▸ **YOUR OBJECTIVE**
Reproduce nothing but the lines from the start of the material through the line that includes "import plotly.graph_objects as go", both ends included, and omit every picture.

□ □ □ □ □

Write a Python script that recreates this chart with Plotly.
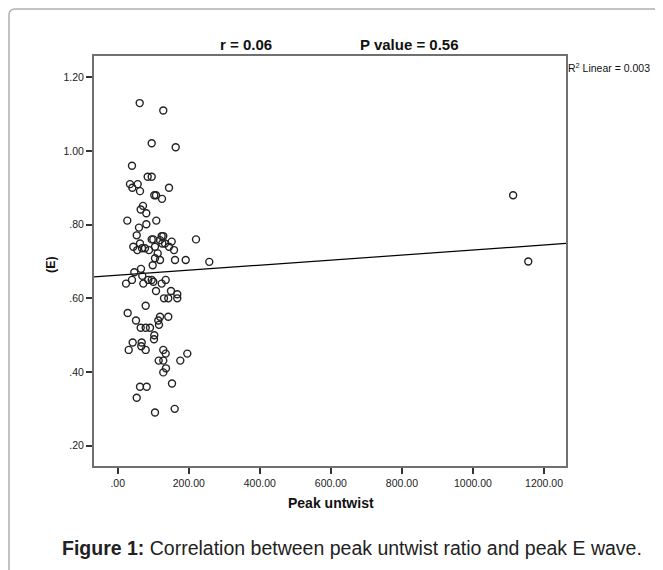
import plotly.graph_objects as go

# ---- data ----
peak_untwist = [61.9, 128.3, 95.7, 163.2, 40.2, 84.4, 95.7, 34.6, 56.3, 41.1,
                62.8, 144.4, 103.0, 107.8, 124.7, 71.2, 64.7, 80.5, 27.0, 108.6,
                59.9, 80.5, 53.5, 220.4, 95.7, 100.2, 123.8, 128.3, 119.1, 125.5,
                133.1, 152.0, 144.4, 158.5, 105.0, 112.6, 105.0, 119.1, 161.3, 191.4,
                257.8,
                43.9, 62.8, 68.4, 55.2, 88.1, 76.8, 98.5, 65.6, 46.7, 40.2,
                23.4, 69.2, 72.1, 86.1, 95.7, 100.2, 123.8, 135.1, 107.8, 150.0,
                167.7, 130.3, 142.4, 167.7, 78.8, 28.1, 51.5, 119.1, 142.4, 114.3,
                116.2, 64.7, 78.8, 90.9, 103.0, 102.2, 42.2, 67.5, 66.4, 31.0,
                78.8, 128.3, 135.1, 195.9, 115.4, 128.3, 176.2, 135.9, 128.3, 152.8,
                62.8, 81.6, 53.5, 105.0, 160.4, 1113.0, 1155.6]
peak_e = [1.130, 1.110, 1.021, 1.010, 0.960, 0.930, 0.930, 0.910, 0.910, 0.900,
          0.891, 0.900, 0.880, 0.880, 0.870, 0.851, 0.841, 0.831, 0.811, 0.811,
          0.792, 0.801, 0.771, 0.760, 0.760, 0.760, 0.769, 0.769, 0.758, 0.749,
          0.749, 0.754, 0.740, 0.731, 0.740, 0.722, 0.709, 0.704, 0.704, 0.704,
          0.699,
          0.740, 0.749, 0.736, 0.731, 0.731, 0.736, 0.690, 0.680, 0.671, 0.650,
          0.640, 0.661, 0.640, 0.650, 0.650, 0.645, 0.640, 0.650, 0.620, 0.620,
          0.611, 0.600, 0.600, 0.600, 0.580, 0.560, 0.540, 0.550, 0.550, 0.540,
          0.528, 0.520, 0.520, 0.520, 0.500, 0.489, 0.480, 0.480, 0.470, 0.460,
          0.460, 0.460, 0.450, 0.450, 0.431, 0.431, 0.431, 0.410, 0.399, 0.369,
          0.360, 0.360, 0.330, 0.290, 0.300, 0.880, 0.700]

fit_intercept = 0.6627
fit_slope = 0.0000684

x_tick_vals = [0, 200, 400, 600, 800, 1000, 1200]
x_tick_text = [".00", "200.00", "400.00", "600.00", "800.00", "1000.00", "1200.00"]
y_tick_vals = [0.2, 0.4, 0.6, 0.8, 1.0, 1.2]
y_tick_text = [".20", ".40", ".60", ".80", "1.00", "1.20"]

x_range = [-66.7, 1261.8]
y_range = [0.1449, 1.2578]

# page offset (default body margin of the html page)
OFF = 8
W, H = 663 - OFF, 570 - OFF
# plot area in page pixels: left 94, right 566, top 56, bottom 466
ML = 94 - OFF
MT = 56 - OFF
MR = W - (566 - OFF)
MB = H - (466 - OFF)
PW, PH = W - ML - MR, H - MT - MB


def px(x):
    return (x - OFF - ML) / PW


def py(y):
    return (H - MB - (y - OFF)) / PH


fig = go.Figure()

fit_x = x_range
fit_y = [fit_intercept + fit_slope * v for v in fit_x]
fig.add_trace(go.Scatter(x=fit_x, y=fit_y, mode="lines",
                         line=dict(color="#000000", width=1.2),
                         hoverinfo="skip", showlegend=False))

fig.add_trace(go.Scatter(x=peak_untwist, y=peak_e, mode="markers",
                         marker=dict(symbol="circle-open", size=7, color="#222222",
                                     line=dict(width=1.4)),
                         showlegend=False))

FONT = "Liberation Sans, Arial, sans-serif"
axis_font = dict(family=FONT, size=10.5, color="#222222")

fig.update_xaxes(range=x_range, tickvals=x_tick_vals, ticktext=x_tick_text,
                 showgrid=False, zeroline=False, showline=True, mirror=True,
                 linecolor="#707070", linewidth=2, ticks="outside", ticklen=6,
                 tickcolor="#333333", tickwidth=1.5, tickfont=axis_font)
fig.update_yaxes(range=y_range, tickvals=y_tick_vals, ticktext=y_tick_text,
                 showgrid=False, zeroline=False, showline=True, mirror=True,
                 linecolor="#707070", linewidth=2, ticks="outside", ticklen=6,
                 tickcolor="#333333", tickwidth=1.5, tickfont=axis_font)

bold = dict(family=FONT, size=15, color="#111111")
annotations = [
    dict(text="<b>r = 0.06</b>", x=px(246), y=py(45), font=bold),
    dict(text="<b>P value = 0.56</b>", x=px(409), y=py(45), font=bold),
    dict(text="R<sup>2</sup> Linear = 0.003", x=px(566), y=py(67), xanchor="left",
         font=dict(family=FONT, size=10.5, color="#111111")),
    dict(text="<b>(E)</b>", x=px(51), y=py(265), textangle=-90,
         font=dict(family=FONT, size=12.5, color="#111111")),
    dict(text="<b>Peak untwist</b>", x=px(331), y=py(503),
         font=dict(family=FONT, size=14, color="#111111")),
    dict(text="<b>Figure 1:</b> Correlation between peak untwist ratio and peak E wave.",
         x=px(352), y=py(548),
         font=dict(family=FONT, size=19.5, color="#222222")),
]
for a in annotations:
    a.update(xref="paper", yref="paper", showarrow=False)
    a.setdefault("xanchor", "center")
    a.setdefault("yanchor", "middle")

# outer rounded frame (left and top edges)
r = 6
x0, ytop = 9, 9
path = (f"M {px(x0)},{py(575)} L {px(x0)},{py(ytop + r)} "
        f"Q {px(x0)},{py(ytop)} {px(x0 + r)},{py(ytop)} L {px(670)},{py(ytop)}")
fig.add_shape(type="path", path=path, xref="paper", yref="paper",
              line=dict(color="#b0b0b0", width=1.5))

fig.update_layout(width=W, height=H, margin=dict(l=ML, r=MR, t=MT, b=MB),
                  paper_bgcolor="white", plot_bgcolor="white",
                  annotations=annotations, showlegend=False)

fig.write_html("out.html")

□ □ □ □ □

▸ **CORRECT RESPONSE**
Write a Python script that recreates this chart with Plotly.
import plotly.graph_objects as go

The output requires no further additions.